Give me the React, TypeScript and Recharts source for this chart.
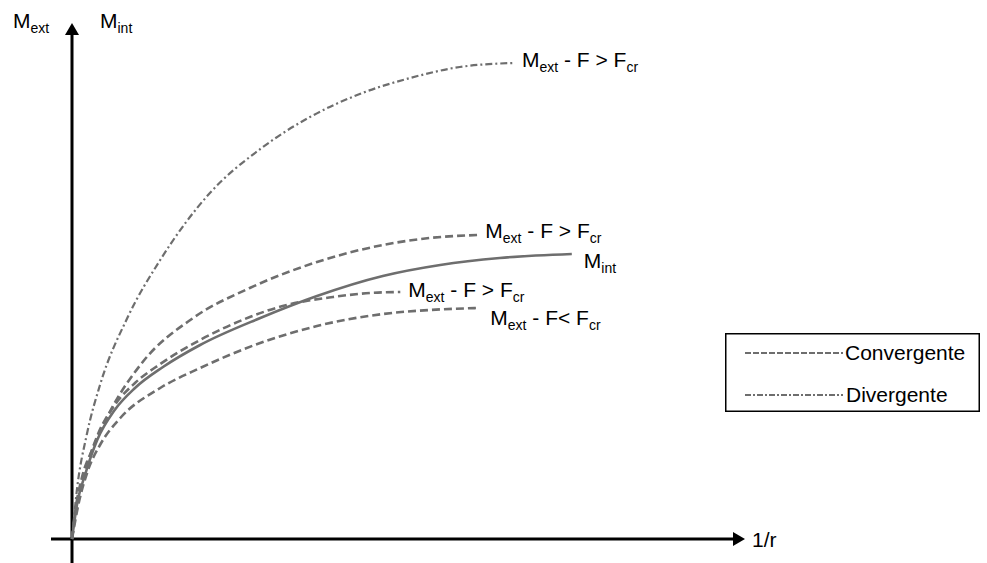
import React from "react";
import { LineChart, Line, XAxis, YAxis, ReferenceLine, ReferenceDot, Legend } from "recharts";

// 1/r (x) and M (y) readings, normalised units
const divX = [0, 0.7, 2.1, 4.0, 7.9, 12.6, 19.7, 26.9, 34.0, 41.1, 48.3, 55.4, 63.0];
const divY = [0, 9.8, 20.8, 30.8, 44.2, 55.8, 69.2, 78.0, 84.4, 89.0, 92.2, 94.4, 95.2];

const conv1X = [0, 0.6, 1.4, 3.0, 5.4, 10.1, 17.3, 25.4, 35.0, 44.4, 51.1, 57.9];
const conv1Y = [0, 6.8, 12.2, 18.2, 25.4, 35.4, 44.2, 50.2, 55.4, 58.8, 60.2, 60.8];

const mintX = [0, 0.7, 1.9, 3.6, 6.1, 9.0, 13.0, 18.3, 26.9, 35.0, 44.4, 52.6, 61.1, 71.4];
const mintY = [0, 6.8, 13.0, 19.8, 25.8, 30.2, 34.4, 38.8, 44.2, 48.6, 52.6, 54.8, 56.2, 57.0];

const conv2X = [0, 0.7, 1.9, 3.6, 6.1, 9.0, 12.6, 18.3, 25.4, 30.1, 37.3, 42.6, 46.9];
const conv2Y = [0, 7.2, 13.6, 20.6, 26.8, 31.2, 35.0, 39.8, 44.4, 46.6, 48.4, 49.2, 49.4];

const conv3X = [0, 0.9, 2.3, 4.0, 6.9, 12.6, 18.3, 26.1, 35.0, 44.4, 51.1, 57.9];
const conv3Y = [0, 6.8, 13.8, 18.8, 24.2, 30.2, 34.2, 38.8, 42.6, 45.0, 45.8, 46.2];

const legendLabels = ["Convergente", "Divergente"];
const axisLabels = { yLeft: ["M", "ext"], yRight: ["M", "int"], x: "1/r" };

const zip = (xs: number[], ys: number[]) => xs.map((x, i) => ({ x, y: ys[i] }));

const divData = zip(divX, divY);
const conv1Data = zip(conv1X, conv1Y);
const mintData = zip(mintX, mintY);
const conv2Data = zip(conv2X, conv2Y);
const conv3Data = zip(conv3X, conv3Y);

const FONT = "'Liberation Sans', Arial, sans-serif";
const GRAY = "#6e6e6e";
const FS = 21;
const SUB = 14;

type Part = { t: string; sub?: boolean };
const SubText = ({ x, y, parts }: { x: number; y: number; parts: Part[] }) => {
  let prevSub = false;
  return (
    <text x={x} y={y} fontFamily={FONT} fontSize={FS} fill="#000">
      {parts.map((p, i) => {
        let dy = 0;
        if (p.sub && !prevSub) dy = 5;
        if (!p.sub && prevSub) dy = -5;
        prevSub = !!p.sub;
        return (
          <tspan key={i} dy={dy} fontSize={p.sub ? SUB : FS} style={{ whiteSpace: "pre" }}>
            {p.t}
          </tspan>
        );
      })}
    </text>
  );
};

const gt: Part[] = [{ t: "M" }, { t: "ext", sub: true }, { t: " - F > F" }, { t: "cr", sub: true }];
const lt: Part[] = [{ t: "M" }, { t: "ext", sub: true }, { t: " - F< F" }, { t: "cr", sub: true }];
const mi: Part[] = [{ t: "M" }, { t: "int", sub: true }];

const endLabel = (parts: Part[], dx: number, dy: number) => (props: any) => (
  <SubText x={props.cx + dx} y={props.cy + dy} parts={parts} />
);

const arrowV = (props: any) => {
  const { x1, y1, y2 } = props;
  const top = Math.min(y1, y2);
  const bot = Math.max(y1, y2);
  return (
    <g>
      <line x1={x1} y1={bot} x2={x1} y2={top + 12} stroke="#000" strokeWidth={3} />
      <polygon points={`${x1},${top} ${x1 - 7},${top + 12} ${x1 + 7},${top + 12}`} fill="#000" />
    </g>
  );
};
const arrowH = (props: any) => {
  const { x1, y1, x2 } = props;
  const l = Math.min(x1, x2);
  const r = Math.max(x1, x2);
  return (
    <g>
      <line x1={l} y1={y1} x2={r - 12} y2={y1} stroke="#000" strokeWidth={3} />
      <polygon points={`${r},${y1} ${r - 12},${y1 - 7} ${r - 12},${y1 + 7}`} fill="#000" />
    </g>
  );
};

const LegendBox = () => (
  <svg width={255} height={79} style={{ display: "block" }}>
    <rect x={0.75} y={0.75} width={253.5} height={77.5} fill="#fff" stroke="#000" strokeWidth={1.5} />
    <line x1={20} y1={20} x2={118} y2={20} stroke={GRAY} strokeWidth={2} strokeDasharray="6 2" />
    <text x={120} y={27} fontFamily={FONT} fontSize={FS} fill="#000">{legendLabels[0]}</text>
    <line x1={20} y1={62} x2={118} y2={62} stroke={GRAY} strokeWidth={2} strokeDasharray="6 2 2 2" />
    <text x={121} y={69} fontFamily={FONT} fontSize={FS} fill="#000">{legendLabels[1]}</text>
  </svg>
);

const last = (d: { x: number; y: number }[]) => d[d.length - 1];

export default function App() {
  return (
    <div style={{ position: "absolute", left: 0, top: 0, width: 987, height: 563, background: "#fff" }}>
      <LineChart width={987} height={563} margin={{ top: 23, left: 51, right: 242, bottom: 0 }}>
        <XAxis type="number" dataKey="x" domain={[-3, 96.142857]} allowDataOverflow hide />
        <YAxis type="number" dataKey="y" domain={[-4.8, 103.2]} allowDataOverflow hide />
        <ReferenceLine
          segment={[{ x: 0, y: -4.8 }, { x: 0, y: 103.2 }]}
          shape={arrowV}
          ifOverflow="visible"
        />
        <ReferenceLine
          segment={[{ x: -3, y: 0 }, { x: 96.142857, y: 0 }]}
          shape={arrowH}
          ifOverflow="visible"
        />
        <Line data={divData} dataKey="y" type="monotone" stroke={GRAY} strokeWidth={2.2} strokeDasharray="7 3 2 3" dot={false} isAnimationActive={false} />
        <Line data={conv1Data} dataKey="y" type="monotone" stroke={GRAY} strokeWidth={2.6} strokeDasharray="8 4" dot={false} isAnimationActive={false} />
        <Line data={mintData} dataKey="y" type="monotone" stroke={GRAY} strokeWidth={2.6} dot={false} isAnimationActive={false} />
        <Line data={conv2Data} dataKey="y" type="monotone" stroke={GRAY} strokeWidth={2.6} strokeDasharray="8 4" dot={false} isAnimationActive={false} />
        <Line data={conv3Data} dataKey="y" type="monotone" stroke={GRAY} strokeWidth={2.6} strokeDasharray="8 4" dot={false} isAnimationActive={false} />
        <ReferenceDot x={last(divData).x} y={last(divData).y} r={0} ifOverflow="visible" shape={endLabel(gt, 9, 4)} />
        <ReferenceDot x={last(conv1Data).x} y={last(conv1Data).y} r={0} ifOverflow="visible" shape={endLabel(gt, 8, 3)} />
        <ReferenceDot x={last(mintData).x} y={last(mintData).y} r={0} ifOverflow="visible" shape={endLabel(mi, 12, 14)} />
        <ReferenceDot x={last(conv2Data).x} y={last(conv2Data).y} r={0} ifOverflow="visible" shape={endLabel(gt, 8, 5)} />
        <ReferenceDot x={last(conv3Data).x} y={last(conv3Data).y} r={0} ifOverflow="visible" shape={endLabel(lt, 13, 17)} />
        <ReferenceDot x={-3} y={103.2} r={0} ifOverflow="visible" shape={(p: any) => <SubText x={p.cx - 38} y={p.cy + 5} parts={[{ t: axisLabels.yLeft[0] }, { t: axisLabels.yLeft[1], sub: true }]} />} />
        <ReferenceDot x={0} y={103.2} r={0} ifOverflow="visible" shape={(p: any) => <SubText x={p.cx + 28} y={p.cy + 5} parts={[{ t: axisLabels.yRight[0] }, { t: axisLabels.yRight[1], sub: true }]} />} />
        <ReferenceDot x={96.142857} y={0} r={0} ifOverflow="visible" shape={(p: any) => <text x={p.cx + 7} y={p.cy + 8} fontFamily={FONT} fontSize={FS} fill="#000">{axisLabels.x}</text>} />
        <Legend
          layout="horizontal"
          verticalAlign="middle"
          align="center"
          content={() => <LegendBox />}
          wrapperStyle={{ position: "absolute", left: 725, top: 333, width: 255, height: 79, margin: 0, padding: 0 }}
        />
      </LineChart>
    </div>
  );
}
################
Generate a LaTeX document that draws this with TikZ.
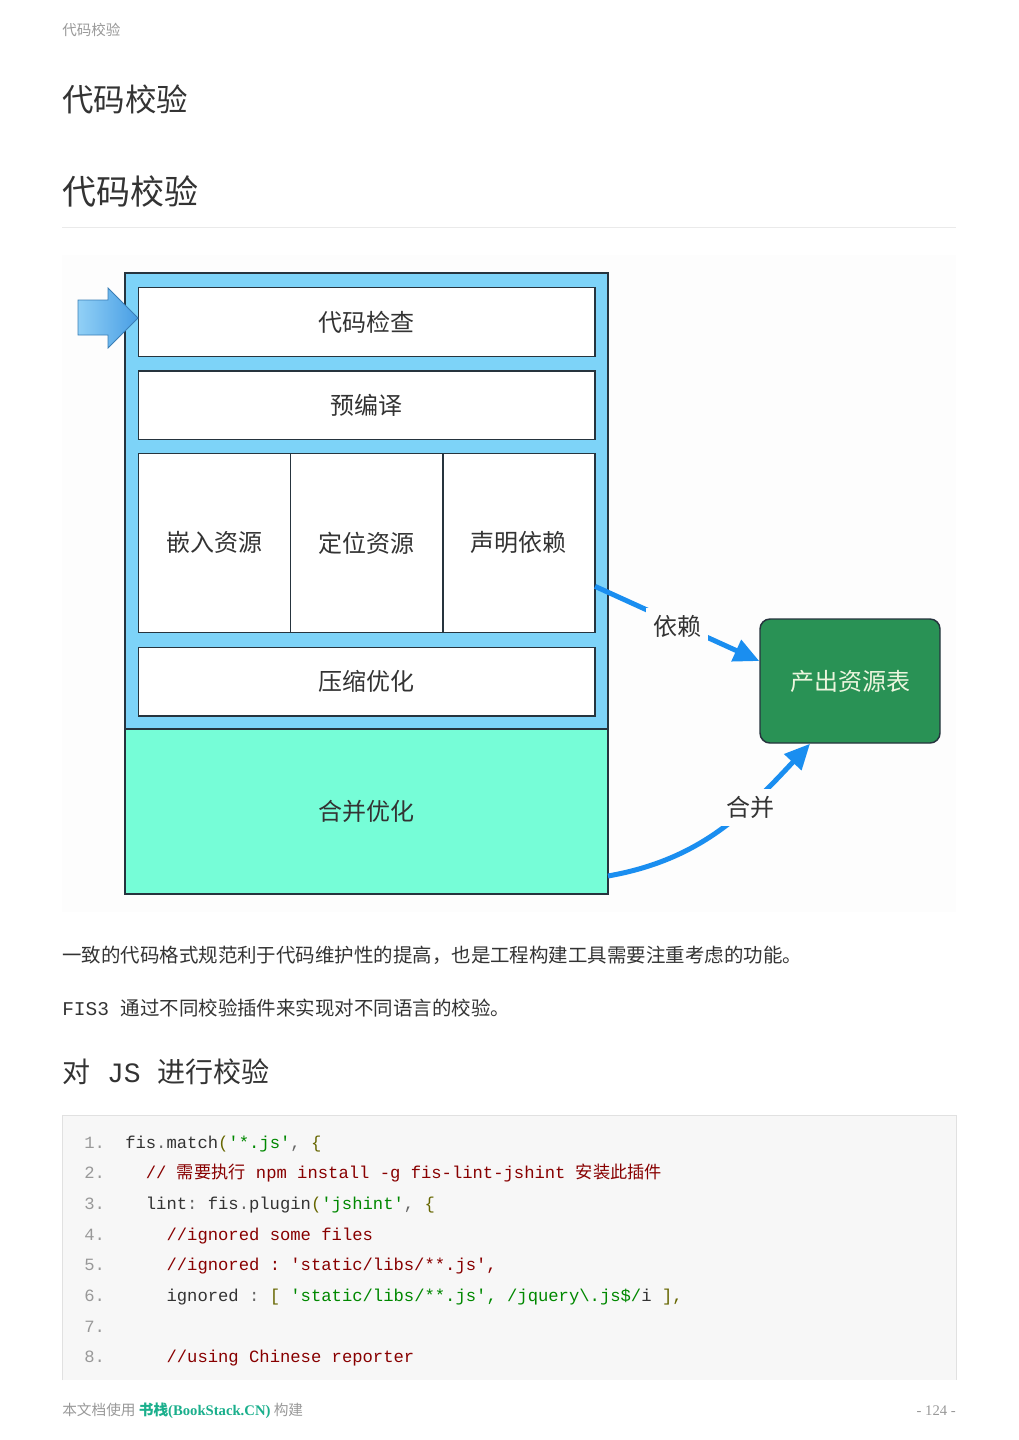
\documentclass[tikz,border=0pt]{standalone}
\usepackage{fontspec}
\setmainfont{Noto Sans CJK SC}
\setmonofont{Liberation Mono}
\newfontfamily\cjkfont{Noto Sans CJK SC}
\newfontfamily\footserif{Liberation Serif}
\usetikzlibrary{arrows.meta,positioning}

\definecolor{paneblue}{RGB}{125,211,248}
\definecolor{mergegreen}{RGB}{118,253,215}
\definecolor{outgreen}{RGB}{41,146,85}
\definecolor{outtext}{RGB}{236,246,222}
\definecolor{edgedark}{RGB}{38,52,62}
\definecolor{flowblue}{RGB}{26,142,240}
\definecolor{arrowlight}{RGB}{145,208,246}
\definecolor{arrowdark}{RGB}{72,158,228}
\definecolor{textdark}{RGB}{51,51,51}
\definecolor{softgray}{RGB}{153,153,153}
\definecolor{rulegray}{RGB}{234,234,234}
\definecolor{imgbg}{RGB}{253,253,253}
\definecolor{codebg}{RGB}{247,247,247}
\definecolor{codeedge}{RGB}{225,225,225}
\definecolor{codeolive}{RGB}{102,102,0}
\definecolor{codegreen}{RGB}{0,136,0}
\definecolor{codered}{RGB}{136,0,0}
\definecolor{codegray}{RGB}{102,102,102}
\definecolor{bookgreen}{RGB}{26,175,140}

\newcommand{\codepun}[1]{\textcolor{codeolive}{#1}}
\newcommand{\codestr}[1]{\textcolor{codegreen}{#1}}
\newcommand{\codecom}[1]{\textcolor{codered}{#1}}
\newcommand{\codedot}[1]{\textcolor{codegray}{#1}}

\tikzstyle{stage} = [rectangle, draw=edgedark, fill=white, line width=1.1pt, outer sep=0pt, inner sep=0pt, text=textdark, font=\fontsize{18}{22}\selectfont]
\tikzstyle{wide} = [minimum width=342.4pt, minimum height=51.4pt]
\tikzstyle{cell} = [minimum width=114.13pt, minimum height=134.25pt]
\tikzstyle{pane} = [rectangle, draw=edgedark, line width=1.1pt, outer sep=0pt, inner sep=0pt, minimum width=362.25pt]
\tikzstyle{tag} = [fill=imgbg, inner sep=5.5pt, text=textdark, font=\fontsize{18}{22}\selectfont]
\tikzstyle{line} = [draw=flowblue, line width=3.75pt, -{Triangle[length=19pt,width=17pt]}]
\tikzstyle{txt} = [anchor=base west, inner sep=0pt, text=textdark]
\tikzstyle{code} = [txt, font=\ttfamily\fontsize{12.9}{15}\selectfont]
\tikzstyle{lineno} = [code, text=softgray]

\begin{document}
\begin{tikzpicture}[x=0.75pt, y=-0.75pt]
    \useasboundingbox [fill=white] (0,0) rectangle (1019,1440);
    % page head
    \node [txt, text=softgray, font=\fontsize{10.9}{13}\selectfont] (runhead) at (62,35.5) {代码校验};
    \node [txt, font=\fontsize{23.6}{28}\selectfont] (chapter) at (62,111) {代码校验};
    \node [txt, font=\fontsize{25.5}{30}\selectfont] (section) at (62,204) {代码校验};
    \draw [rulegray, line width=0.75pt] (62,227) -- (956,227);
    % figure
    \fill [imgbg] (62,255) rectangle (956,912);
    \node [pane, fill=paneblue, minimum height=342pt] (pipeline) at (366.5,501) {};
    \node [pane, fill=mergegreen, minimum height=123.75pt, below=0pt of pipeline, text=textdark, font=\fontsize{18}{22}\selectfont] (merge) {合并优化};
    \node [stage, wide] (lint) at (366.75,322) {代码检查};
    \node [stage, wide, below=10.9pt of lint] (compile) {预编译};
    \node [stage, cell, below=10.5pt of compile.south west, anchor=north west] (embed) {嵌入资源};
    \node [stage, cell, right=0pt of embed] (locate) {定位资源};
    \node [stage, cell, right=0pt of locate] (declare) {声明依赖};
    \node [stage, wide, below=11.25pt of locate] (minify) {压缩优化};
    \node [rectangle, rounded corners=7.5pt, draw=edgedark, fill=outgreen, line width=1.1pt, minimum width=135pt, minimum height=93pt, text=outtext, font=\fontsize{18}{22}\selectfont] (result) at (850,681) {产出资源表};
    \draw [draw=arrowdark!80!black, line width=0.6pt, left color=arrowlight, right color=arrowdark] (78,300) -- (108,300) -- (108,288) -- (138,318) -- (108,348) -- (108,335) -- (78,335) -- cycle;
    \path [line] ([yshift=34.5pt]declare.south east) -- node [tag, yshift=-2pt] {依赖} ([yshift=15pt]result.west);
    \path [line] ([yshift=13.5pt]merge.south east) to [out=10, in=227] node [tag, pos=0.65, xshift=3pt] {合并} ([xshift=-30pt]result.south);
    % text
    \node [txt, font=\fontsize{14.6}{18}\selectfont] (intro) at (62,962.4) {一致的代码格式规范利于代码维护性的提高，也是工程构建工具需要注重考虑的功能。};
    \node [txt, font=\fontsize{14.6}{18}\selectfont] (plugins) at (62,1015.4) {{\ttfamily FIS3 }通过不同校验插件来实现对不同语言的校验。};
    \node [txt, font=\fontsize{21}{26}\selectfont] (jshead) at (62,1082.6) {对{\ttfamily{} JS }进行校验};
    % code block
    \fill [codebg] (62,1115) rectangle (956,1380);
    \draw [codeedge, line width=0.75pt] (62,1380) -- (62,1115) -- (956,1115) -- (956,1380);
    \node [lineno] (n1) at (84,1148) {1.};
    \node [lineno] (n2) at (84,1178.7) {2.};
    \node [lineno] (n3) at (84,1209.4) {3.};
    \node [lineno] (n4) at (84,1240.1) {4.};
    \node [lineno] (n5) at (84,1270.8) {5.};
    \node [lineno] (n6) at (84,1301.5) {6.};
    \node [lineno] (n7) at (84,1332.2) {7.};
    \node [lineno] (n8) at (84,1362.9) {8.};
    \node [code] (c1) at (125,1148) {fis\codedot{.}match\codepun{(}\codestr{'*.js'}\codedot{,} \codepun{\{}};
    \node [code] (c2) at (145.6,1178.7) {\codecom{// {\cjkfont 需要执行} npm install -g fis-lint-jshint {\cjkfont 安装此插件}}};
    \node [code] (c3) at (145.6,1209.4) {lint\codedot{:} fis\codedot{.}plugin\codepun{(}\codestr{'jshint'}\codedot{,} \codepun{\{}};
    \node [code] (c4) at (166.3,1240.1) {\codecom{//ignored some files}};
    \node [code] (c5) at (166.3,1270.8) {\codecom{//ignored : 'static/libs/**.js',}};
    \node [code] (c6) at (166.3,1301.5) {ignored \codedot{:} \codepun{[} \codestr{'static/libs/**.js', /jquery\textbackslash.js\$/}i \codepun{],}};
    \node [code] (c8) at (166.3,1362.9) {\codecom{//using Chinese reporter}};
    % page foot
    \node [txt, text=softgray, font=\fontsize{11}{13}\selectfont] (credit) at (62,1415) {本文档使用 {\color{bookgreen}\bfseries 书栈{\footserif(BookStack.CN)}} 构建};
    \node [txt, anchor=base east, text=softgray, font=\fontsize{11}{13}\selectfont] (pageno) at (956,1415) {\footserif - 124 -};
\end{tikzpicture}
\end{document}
################
§ GIVEN TASK
Extract the stretch of lines that begins at the line with "Give me the" and ends at the line with "const SUB = 14;", inclusive. Omit every picture.

§ SOLUTION TO THE PROBLEM
Give me the React, TypeScript and Recharts source for this chart.
import React from "react";
import { LineChart, Line, XAxis, YAxis, ReferenceLine, ReferenceDot, Legend } from "recharts";

// 1/r (x) and M (y) readings, normalised units
const divX = [0, 0.7, 2.1, 4.0, 7.9, 12.6, 19.7, 26.9, 34.0, 41.1, 48.3, 55.4, 63.0];
const divY = [0, 9.8, 20.8, 30.8, 44.2, 55.8, 69.2, 78.0, 84.4, 89.0, 92.2, 94.4, 95.2];

const conv1X = [0, 0.6, 1.4, 3.0, 5.4, 10.1, 17.3, 25.4, 35.0, 44.4, 51.1, 57.9];
const conv1Y = [0, 6.8, 12.2, 18.2, 25.4, 35.4, 44.2, 50.2, 55.4, 58.8, 60.2, 60.8];

const mintX = [0, 0.7, 1.9, 3.6, 6.1, 9.0, 13.0, 18.3, 26.9, 35.0, 44.4, 52.6, 61.1, 71.4];
const mintY = [0, 6.8, 13.0, 19.8, 25.8, 30.2, 34.4, 38.8, 44.2, 48.6, 52.6, 54.8, 56.2, 57.0];

const conv2X = [0, 0.7, 1.9, 3.6, 6.1, 9.0, 12.6, 18.3, 25.4, 30.1, 37.3, 42.6, 46.9];
const conv2Y = [0, 7.2, 13.6, 20.6, 26.8, 31.2, 35.0, 39.8, 44.4, 46.6, 48.4, 49.2, 49.4];

const conv3X = [0, 0.9, 2.3, 4.0, 6.9, 12.6, 18.3, 26.1, 35.0, 44.4, 51.1, 57.9];
const conv3Y = [0, 6.8, 13.8, 18.8, 24.2, 30.2, 34.2, 38.8, 42.6, 45.0, 45.8, 46.2];

const legendLabels = ["Convergente", "Divergente"];
const axisLabels = { yLeft: ["M", "ext"], yRight: ["M", "int"], x: "1/r" };

const zip = (xs: number[], ys: number[]) => xs.map((x, i) => ({ x, y: ys[i] }));

const divData = zip(divX, divY);
const conv1Data = zip(conv1X, conv1Y);
const mintData = zip(mintX, mintY);
const conv2Data = zip(conv2X, conv2Y);
const conv3Data = zip(conv3X, conv3Y);

const FONT = "'Liberation Sans', Arial, sans-serif";
const GRAY = "#6e6e6e";
const FS = 21;
const SUB = 14;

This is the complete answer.